Von Natur aus natürlich scheint alles zu sein, was man natürlich vom Menschen fordern würde. Vernunft zum Beispiel. Natürlich möchten wir, dass Menschen vernünftig sind. Locke schreibt in Versuch über den menschlichen Verstand dies: „Deshalb befindet sich der Mensch nach seiner Natur als verständiges Wesen in der Nothwendigkeit, dass er bei seinem Wollen durch sein Denken und sein Urtheil über das Beste bestimmt werde; sonst bestimmte ihn ein Anderes, als er selbst,was ein Mangel der Freiheit wäre. Wenn man leugnet, dass der Mensch bei jedem seiner Entschlüsse seinem eigenen Urtheile folge, so hiesse dies, der Mensch wolle und verfolge ein Ziel, was er, während er danach verlangt und dafür thätig ist, nicht haben mag."

Hören Sie aus der Ethik von Spinoza: „Es gibt in der Natur nichts einzelnes, was den Menschen nützlicher wäre als der Mensch, der nach der Leitung der Vernunft lebt. Denn dem Menschen ist das am nützlichsten, was mit seiner Natur am meisten übereinstimmt (nach Zusatz zu Lehrsatz 31 dieses Teils), d.h. (wie an sich klar) der Mensch. Der Mensch handelt aber absolut nach den Gesetzen seiner Natur, wenn er nach der Leitung der Vernunft lebt (nach Definition 2, Teil 3), und nur insofern stimmt er mit der Natur eines andern Menschen notwendig immer überein (nach dem vorigen Lehrsatz). Folglich gibt es unter den Einzeldingen nichts nützlicher für den Menschen als den Menschen usw."

So kann ich immer mehr zitieren. Wenn ich noch lange weiterzitiere, erscheint uns am Ende fast alles natürlich. Ich bin wohl auch viel zu faul, alle Materie durchzulesen (ein weites Feld voller Dornen und Disteln), nur um hier noch natürlicher zu werden. Ich schließe daher mit Fichte, aus Einige Vorlesungen über die Bestimmung des Gelehrten:

... denn unvertilgbar ist ihm der Trieb eingepflanzt, Gott gleich zu seyn.

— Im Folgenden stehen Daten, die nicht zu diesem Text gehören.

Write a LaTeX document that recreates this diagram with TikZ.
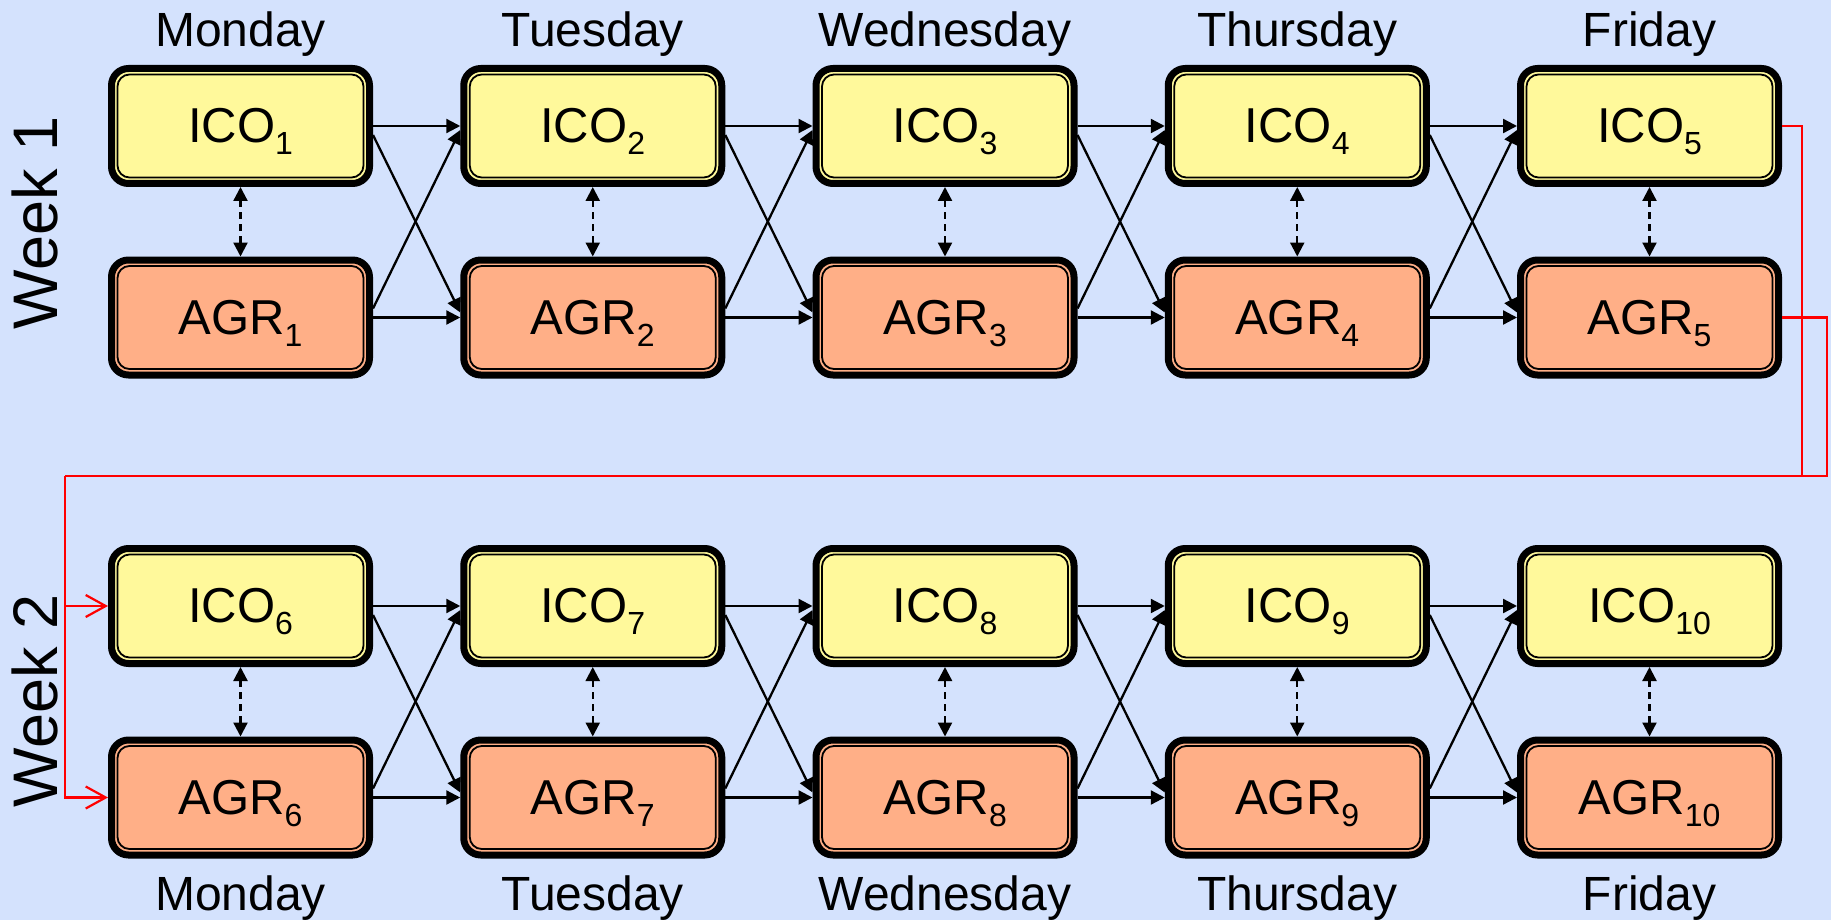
\documentclass[tikz,border=0pt]{standalone}
\usepackage{fontspec}
\setmainfont{Liberation Sans}
\usetikzlibrary{arrows.meta}
\definecolor{bg}{RGB}{212,226,253}
\definecolor{icofill}{RGB}{255,249,155}
\definecolor{agrfill}{RGB}{255,175,135}
% lowered index digit that does not change the box height
\newcommand{\lowidx}[1]{\raisebox{-12pt}[0pt][0pt]{\fontsize{32}{32}\selectfont #1}}

\begin{document}
\begin{tikzpicture}[x=1pt,y=-1pt,
  box/.style={draw=black, line width=7pt, rounded corners=17pt,
    minimum width=258pt, minimum height=115pt, inner sep=0pt,
    font=\fontsize{49}{58}\selectfont,
    path picture={\draw[line width=1.8pt, rounded corners=12pt]
      ([shift={(6pt,6pt)}]path picture bounding box.south west) rectangle
      ([shift={(-6pt,-6pt)}]path picture bounding box.north east);}},
  ico/.style={box, fill=icofill},
  agr/.style={box, fill=agrfill},
  day/.style={font=\fontsize{48}{56}\selectfont, anchor=base, inner sep=0pt},
  week/.style={font=\fontsize{63}{70}\selectfont, anchor=base, rotate=90, inner sep=0pt},
  flow/.style={line width=2.3pt, -{Triangle[length=14pt,width=14pt]}},
  link/.style={line width=2.3pt, dash pattern=on 7pt off 5pt,
    {Triangle[length=14pt,width=14pt]}-{Triangle[length=14pt,width=14pt]}},
  feed/.style={red, line width=2.2pt},
  feedarrow/.style={feed, -{Straight Barb[length=20pt,width=22pt,line width=2.2pt]}}
]
\useasboundingbox[fill=bg] (0,0) rectangle (1831,920);

% boxes and day names
\foreach \k/\d in {1/Monday,2/Tuesday,3/Wednesday,4/Thursday,5/Friday} {
  \pgfmathsetmacro\xx{240.5+352.25*(\k-1)}
  \pgfmathtruncatemacro\m{\k+5}
  \node[ico] (i\k) at (\xx,126) {ICO\lowidx{\k}};
  \node[agr] (a\k) at (\xx,317.5) {AGR\lowidx{\k}};
  \node[ico] (i\m) at (\xx,606) {ICO\lowidx{\m}};
  \node[agr] (a\m) at (\xx,797.5) {AGR\lowidx{\m}};
  \node[day] (dt\k) at (\xx,47) {\d};
  \node[day] (db\k) at (\xx,910) {\d};
}

% week labels
\node[week] (w1) at (57,223) {Week 1};
\node[week] (w2) at (57,701) {Week 2};

% day-to-day transitions
\foreach \k in {1,2,3,4,6,7,8,9} {
  \pgfmathtruncatemacro\n{\k+1}
  \draw[flow] (i\k.east) -- (i\n.west);
  \draw[flow] (a\k.east) -- (a\n.west);
  \draw[flow] ([yshift=-9pt]i\k.east) -- ([yshift=5pt]a\n.west);
  \draw[flow] ([yshift=9pt]a\k.east) -- ([yshift=-4pt]i\n.west);
}

% exchange between ICO and AGR on the same day
\foreach \k in {1,...,10} {
  \draw[link] (i\k.south) -- (a\k.north);
}

% carry-over from week 1 to week 2
\coordinate (r1) at (1802,476);
\coordinate (r2) at (1827,476);
\coordinate (r3) at (65,476);
\draw[feed] (i5.east) -| (r1);
\draw[feed] (a5.east) -| (r2) -- (r3);
\draw[feedarrow] (r3) |- (i6.west);
\draw[feedarrow] (r3) |- (a6.west);
\end{tikzpicture}
\end{document}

Der erste Schritt aus diesem Zustande führt ihn zu Jammer und Mühseligkeit. Seine Bedürfnisse werden entwickelt; sie heischen stechend ihre Befriedigung; aber der Mensch ist von Natur faul und träge, nach Art der Materie, aus der er entstanden ist. Da entsteht der harte Kampf zwischen Bedürfniss und Trägheit; das erstere siegt, aber die letztere klagt bitterlich. Da bauet er im Schweisse des Angesichts das Feld, und zürnet, dass es auch Dornen und Disteln trägt, welche er ausreuten muss."

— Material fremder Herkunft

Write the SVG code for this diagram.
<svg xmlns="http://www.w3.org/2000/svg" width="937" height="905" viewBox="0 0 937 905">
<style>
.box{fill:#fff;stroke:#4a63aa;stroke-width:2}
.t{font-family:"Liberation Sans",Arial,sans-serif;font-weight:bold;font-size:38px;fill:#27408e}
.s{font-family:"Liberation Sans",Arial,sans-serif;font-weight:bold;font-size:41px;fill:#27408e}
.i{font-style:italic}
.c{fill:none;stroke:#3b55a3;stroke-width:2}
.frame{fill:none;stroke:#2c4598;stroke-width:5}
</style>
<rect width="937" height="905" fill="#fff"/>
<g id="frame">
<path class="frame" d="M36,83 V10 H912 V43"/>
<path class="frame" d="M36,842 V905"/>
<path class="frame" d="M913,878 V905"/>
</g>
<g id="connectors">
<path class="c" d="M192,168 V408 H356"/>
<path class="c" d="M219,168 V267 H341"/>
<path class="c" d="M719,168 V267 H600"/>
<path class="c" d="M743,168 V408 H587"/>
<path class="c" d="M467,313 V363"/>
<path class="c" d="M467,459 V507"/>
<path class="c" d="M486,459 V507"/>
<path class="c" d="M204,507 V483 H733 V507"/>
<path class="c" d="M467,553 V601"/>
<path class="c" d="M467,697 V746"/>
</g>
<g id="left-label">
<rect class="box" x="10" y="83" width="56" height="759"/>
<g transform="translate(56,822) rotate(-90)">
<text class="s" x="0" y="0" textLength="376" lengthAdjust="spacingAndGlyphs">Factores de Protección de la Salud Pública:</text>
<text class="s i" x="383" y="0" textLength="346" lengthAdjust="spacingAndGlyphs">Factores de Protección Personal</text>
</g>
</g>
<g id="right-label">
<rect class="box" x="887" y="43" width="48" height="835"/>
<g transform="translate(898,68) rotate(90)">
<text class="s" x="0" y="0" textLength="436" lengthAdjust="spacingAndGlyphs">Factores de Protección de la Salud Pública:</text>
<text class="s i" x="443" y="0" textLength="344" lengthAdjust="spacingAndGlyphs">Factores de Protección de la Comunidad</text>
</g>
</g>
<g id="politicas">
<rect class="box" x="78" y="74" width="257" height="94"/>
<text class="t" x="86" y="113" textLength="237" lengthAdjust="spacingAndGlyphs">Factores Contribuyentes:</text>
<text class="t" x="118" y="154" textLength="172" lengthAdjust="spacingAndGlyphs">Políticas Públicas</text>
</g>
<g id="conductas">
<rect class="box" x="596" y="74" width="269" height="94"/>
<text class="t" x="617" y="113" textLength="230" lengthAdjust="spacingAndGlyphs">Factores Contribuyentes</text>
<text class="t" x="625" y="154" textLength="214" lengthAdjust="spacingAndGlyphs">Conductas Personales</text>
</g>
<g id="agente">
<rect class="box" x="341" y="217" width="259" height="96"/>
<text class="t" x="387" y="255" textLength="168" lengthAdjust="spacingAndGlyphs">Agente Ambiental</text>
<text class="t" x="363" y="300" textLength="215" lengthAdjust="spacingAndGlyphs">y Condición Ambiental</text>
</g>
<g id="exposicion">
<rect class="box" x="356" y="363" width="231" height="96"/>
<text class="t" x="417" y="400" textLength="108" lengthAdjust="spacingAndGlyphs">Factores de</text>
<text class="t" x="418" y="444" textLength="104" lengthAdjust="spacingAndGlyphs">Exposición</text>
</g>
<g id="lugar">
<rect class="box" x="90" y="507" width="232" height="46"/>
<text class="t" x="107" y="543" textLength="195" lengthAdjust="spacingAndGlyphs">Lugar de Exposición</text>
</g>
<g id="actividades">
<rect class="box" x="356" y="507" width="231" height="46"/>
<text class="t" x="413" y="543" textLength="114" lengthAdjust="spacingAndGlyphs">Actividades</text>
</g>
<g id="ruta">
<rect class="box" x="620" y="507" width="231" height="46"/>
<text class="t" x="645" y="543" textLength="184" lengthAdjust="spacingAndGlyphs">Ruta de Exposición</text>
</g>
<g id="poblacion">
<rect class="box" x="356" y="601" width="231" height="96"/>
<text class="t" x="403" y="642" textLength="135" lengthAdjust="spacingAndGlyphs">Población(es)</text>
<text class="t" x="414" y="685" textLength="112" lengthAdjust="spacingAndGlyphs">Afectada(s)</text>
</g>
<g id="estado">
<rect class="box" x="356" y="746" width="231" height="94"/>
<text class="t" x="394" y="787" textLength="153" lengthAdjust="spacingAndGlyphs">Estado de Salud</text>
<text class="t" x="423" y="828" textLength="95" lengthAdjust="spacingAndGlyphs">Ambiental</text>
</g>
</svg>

Von so einem Zitat können ganze Unternehmergenerationen zehren. Der Mensch ist von Natur aus faul und träge!

Und heute? Es ist natürlich geworden, sich elektrisch zu rasieren. Wir können natürlich nach längerem Stromausfall nicht mehr natürlich leben. Die Verbreitung des Internets wird uns in die virtuelle Welt führen. Virtuell? Das Virtuelle wird als Gegensatz zum Realen gesehen! Wie viel weiter weg ist das Virtuelle vom Natürlichen?

Und dann sagen unsere Werbesendungen: „Das Internet nimmt Ihnen die schrecklichen unnatürlichen Arbeiten ab, mit denen sich der Mensch unnatürlicherweise abplagen muss, um seinen nackten Lebensunterhalt zu verdienen. Die virtuelle Welt befreit den Menschen von Schweiß und Knochenbrechen. Sie befreit im Menschen die natürliche Kreativität. Der Mensch gewinnt im Virtuellen die Freiheit, seiner Natur gemäß glücklich zu sein. Es ist doch nicht natürlich, in ein Auto zu steigen, um nach längerer Fahrt in einer Bank Geld abzuheben. Dafür ist die Natur des Menschen nicht gedacht. Im Internet macht er klick-klick-klick und er hat viel mehr Zeit, seiner Natur nachzugehen." Was der Natur nachgehen heißt, ist mir nicht so klar. Ich glaube, es ist Hamburger essen gemeint.

Verzeihung. Hamburger ergeben eine ziemlich flache, wenn auch vielschichtige Philosophie. Was ich sagen will: Natur hin und her. Natur verschwindet. Als Argument taugt sie kaum noch. In Wirklichkeit werden wir aber durch das Argument der Natur immer noch zu allem Möglichen gezwungen und vergewaltigt. Notfalls sind noch Ohrfeigen natürlich, so wie ph-neutrale Seife, Knoblauchpillen, Lateinlernen oder der Bau von Umgehungsstraßen. Alles ist natürlich, aber bald ist nichts mehr natürlich.